Requirements: Please write the listing below out again exactly, leaving every picture behind.
** START Stored data **
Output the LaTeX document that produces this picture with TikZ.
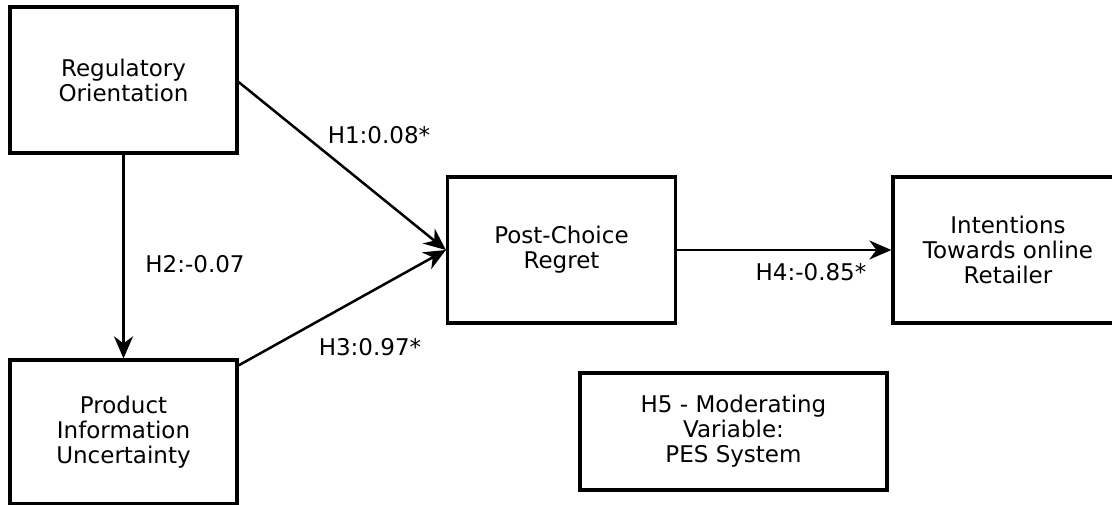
\documentclass[tikz,border=0pt]{standalone}
\usepackage{fontspec}
\setmainfont{DejaVu Sans}
\usetikzlibrary{arrows.meta}
\tikzset{
    var-box/.style = {draw=black, fill=white, line width=3.2pt, rectangle, align=center, inner sep=0pt, font=\fontsize{23}{25}\selectfont},
    path-arrow/.style = {draw=black, line width=2.5pt, -{Stealth[length=22pt, width=19pt, inset=7pt]}},
    path-label/.style = {inner sep=0pt, font=\fontsize{23}{25}\selectfont},
}

\begin{document}
\begin{tikzpicture}[x=1pt, y=-1pt]
\useasboundingbox (0,0) rectangle (1112,505);
% constructs
\node [var-box, minimum width=227pt, minimum height=146pt] (ro) at (123.5,80) {Regulatory\\Orientation};
\node [var-box, minimum width=227pt, minimum height=144pt] (piu) at (123.5,432) {Product\\Information\\Uncertainty};
\node [var-box, minimum width=228pt, minimum height=146pt] (pcr) at (561.5,250) {Post-Choice\\Regret};
\node [var-box, minimum width=230pt, minimum height=146pt] (itr) at (1008,250) {Intentions\\Towards online\\Retailer};
\node [var-box, minimum width=307pt, minimum height=117pt] (pes) at (733.5,431.5) {H5 - Moderating\\Variable:\\PES System};
% paths
\draw [path-arrow] ([yshift=-2pt]ro.east) -- (pcr.west);
\draw [path-arrow] (ro.south) -- (piu.north);
\draw [path-arrow] ([yshift=-7pt]piu.north east) -- (pcr.west);
\draw [path-arrow] (pcr.east) -- (itr.west);
% coefficients
\node [path-label] (h1) at (379,135) {H1:0.08*};
\node [path-label] (h2) at (195,264) {H2:-0.07};
\node [path-label] (h3) at (370,347) {H3:0.97*};
\node [path-label] (h4) at (811,272) {H4:-0.85*};
\end{tikzpicture}
\end{document}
** END Stored data **
Correct result:
Output the LaTeX document that produces this picture with TikZ.
\documentclass[tikz,border=0pt]{standalone}
\usepackage{fontspec}
\setmainfont{DejaVu Sans}
\usetikzlibrary{arrows.meta}
\tikzset{
    var-box/.style = {draw=black, fill=white, line width=3.2pt, rectangle, align=center, inner sep=0pt, font=\fontsize{23}{25}\selectfont},
    path-arrow/.style = {draw=black, line width=2.5pt, -{Stealth[length=22pt, width=19pt, inset=7pt]}},
    path-label/.style = {inner sep=0pt, font=\fontsize{23}{25}\selectfont},
}

\begin{document}
\begin{tikzpicture}[x=1pt, y=-1pt]
\useasboundingbox (0,0) rectangle (1112,505);
% constructs
\node [var-box, minimum width=227pt, minimum height=146pt] (ro) at (123.5,80) {Regulatory\\Orientation};
\node [var-box, minimum width=227pt, minimum height=144pt] (piu) at (123.5,432) {Product\\Information\\Uncertainty};
\node [var-box, minimum width=228pt, minimum height=146pt] (pcr) at (561.5,250) {Post-Choice\\Regret};
\node [var-box, minimum width=230pt, minimum height=146pt] (itr) at (1008,250) {Intentions\\Towards online\\Retailer};
\node [var-box, minimum width=307pt, minimum height=117pt] (pes) at (733.5,431.5) {H5 - Moderating\\Variable:\\PES System};
% paths
\draw [path-arrow] ([yshift=-2pt]ro.east) -- (pcr.west);
\draw [path-arrow] (ro.south) -- (piu.north);
\draw [path-arrow] ([yshift=-7pt]piu.north east) -- (pcr.west);
\draw [path-arrow] (pcr.east) -- (itr.west);
% coefficients
\node [path-label] (h1) at (379,135) {H1:0.08*};
\node [path-label] (h2) at (195,264) {H2:-0.07};
\node [path-label] (h3) at (370,347) {H3:0.97*};
\node [path-label] (h4) at (811,272) {H4:-0.85*};
\end{tikzpicture}
\end{document}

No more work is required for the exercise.